In their analysis of civility, Sharika Thiranagama, Toby Kelly, and Carlos Forment (2018) suggest that this is exactly what civility is about—finding arrangements that allow people to share the same public space. Contrary to normative celebrations of civility, they insist that civility is not the opposite of violence. There are dominant ways of being civil; manners that cannot be negotiated. This is so for the very local, intimate politics in the pathway. It is equally so for the relation between authority (state or nonstate) and residents, whereby particular forms of civility are allowed and sanctioned. Drawing on Norbert Elias’s 1994 analysis, they assert: “Civility is reproduced in a context where violence has been radically reorganized, monopolized by the state and placed quite literally out of sight. But at the same time, it is important to remember that the military can be sent back onto the street at any moment. Civility does not see the eradication of violence, but its reorganization, with the state playing a crucially important role” (Thiranagama, Kelly, and Forment 2018, 162).
This is what happened in a radical sense with the war on drugs. The police were sent back in.

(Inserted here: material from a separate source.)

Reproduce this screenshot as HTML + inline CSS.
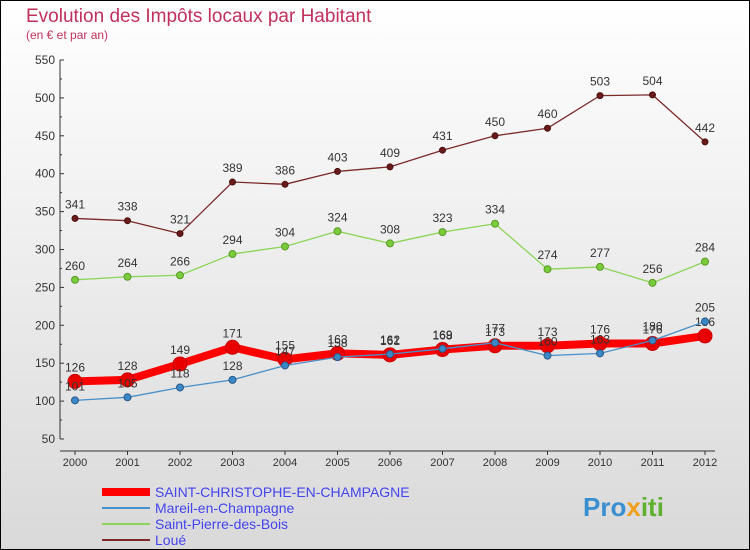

Sanctioned forms of civility as a type of state coercion have always been entangled with intimate relations in Bagong Silang. Again, Maricel’s fate is illustrative. While she was known as an effective political operator and skilled in social exchange relations, she was also known as someone who had had serious problems with drugs. In 2016, this came back to haunt her as Duterte initiated his war on drugs. She was one of the first to be included on the watch lists of the drug war. After months of anxiety, she finally escaped Bagong Silang to another part of Metro Manila. She could not escape or hide from the intimate relations that before the war had maintained her and given her a position in the path walk, but that after the war made her vulnerable to state-sanctioned forms of civility. State-sanctioned civility is, predictably, often at odds with local forms of civility, but as the war on drugs shows, this difference is then dealt with through violent politics.
To sum up briefly, the way we employ the concept of communal intimacy allows us to explore, simultaneously, how intimate affective relationality is, and has been, central to how people in Bagong Silang are able to survive at the same time as it is inescapable due to the space in which they are confined. This has led to the production of particular forms of cultural intimacy whereby people know, sometimes in distorted ways, a lot about their neighbors and the state. A certain style of coping and morality had developed in which people knew how to engage with each other and with the state through particular forms of exchange relations. However, this intimacy—or the intimate knowledge people have of each other—also forms the very backbone of the drug war, in both its lethal and extortionist forms. Hence, the intimate affectionate relationality that keeps people alive is also what puts them at risk. While the war on drugs has often legitimately been cast as the ultimate sovereign act of creating disposable bodies (Reyes 2016; Quimpo 2017), our work in Bagong Silang also suggests that the war itself as carried out on the ground relied on intimate relations and in turn reconfigured and disfigured the very same intimate relations between residents of the path walk and between state authorities and residents (Warburg and Jensen 2020a). In this way, the Philippine war on drugs highlights the need for anthropological analyses of intimacy, violence, and local politics to pay acute attention to how the local—Bagong Silang—is reconfigured, structured, or animated by larger societal and historical processes at both the metropolitan and the national levels.